Outra inovação da reforma é a introdução de uma competição fiscal saudável, chamada tax competition. Com a possibilidade de estabelecer alíquotas diferenciadas do Imposto sobre Bens e Serviços (IBS), os estados e municípios competem em favor do consumidor final, em vez de focarem exclusivamente no benefício das empresas. Essa concorrência tributária direta permite que as alterações de alíquotas sejam aprovadas de forma transparente, garantindo responsabilidade e equilíbrio fiscal. No entanto, variações excessivas entre as alíquotas de regiões próximas exigem cautela, pois podem causar a evasão de consumidores e gerar perdas de receita.

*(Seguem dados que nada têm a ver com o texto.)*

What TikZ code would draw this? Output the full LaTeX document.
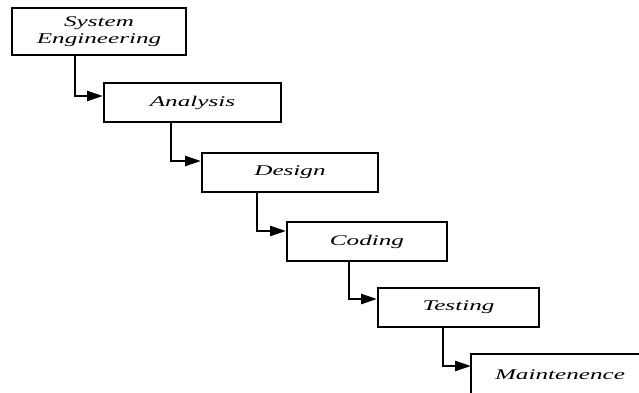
\documentclass[tikz,border=0pt]{standalone}
\usepackage{fontspec}
\setmainfont{Liberation Serif}[FakeStretch=1.7]
\usetikzlibrary{arrows.meta}
\begin{document}
\begin{tikzpicture}[x=0.5pt,y=-0.5pt,
  fase/.style={draw,line width=1pt,inner sep=0pt,minimum height=19.5pt,
    font=\fontsize{7.4}{8.5}\selectfont\itshape,align=center},
  fluxo/.style={line width=1.2pt,-{Triangle[length=8pt,width=5pt]}}]
  \useasboundingbox (0,0) rectangle (639,392);

  \draw node[fase,minimum width=87pt,minimum height=23.5pt] (sys) at (99,31.5) {System\\Engineering};
  \draw node[fase,minimum width=88.5pt] (ana) at (192.5,102.5) {Analysis};
  \draw node[fase,minimum width=88pt] (des) at (290,172.5) {Design};
  \draw node[fase,minimum width=80pt] (cod) at (367,241.5) {Coding};
  \draw node[fase,minimum width=80.5pt] (tes) at (458.5,307.5) {Testing};
  \draw node[fase,draw=none,minimum width=88pt,minimum height=20pt] (mai) at (560,375) {Maintenence};
  \draw[line width=1pt] (mai.north east) -- (mai.north west) -- (mai.south west) -- (mai.south east);

  \draw[fluxo] ([xshift=32pt]sys.south west) |- ([yshift=-7pt]ana.north west);
  \draw[fluxo] ([xshift=34pt]ana.south west) |- ([yshift=-4.5pt]des.north west);
  \draw[fluxo] ([xshift=28pt]des.south west) |- ([yshift=-5pt]cod.north west);
  \draw[fluxo] ([xshift=31.5pt]cod.south west) |- ([yshift=-6pt]tes.north west);
  \draw[fluxo] ([xshift=33pt]tes.south west) |- ([yshift=-6pt]mai.north west);

\end{tikzpicture}
\end{document}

Desenvolvimento regional e compensação de incentivos

A prática de concessão de benefícios fiscais sem aprovação do Conselho Nacional de Política Fazendária (Confaz) é considerada inconstitucional e traz efeitos negativos para a economia, corroendo a base tributária e comprometendo o pacto federativo. A reforma reafirma a importância de um sistema coordenado, no qual as políticas públicas de desenvolvimento regional se baseiem em investimentos estruturais em vez de renúncias fiscais. Com o novo critério, o foco da competição passa a ser o cidadão e o consumidor final, ao invés das empresas, promovendo um desenvolvimento econômico equilibrado.

Para auxiliar na transição e corrigir as desigualdades regionais, a reforma institui o Fundo Nacional de Desenvolvimento Regional, cujo objetivo é fomentar a inovação e a sustentabilidade.

Financiado pela União, o fundo conta com aportes progressivos para garantir um desenvolvimento inclusivo, contemplando investimentos em infraestrutura e inovação científica. As prioridades incluem projetos sustentáveis e com foco na redução de emissões de carbono, em alinhamento com as políticas ambientais contemporâneas. O fundo, que prevê aportes anuais de até R$ 60 bilhões a partir de 2043, contribui para uma redistribuição de recursos mais justa e sustentável.

Outro fundo relevante na reforma é o Fundo de Compensação de Benefícios Fiscais, criado para amparar empresas e estados que perdem benefícios onerosos devido à nova legislação do ICMS. Ativo até 2032, o fundo oferece compensação a estados que dependem dos incentivos e assegura que setores estratégicos tenham tempo para se adaptar à nova realidade tributária. A responsabilidade pela análise dos pedidos de compensação cabe à Receita Federal, e o Tribunal de Contas da União regula os coeficientes de participação, garantindo que os recursos sejam aplicados de forma eficiente.

A reforma tributária, com essas mudanças abrangentes, promove uma arrecadação mais justa e equilibrada, descentralizando os recursos de estados produtores para os estados consumidores. O fim da guerra fiscal e a adoção de uma estrutura de tax competition beneficiam o cidadão e trazem maior justiça social, com os novos fundos de compensação e desenvolvimento regional assegurando que os recursos sejam aplicados de maneira responsável e estratégica.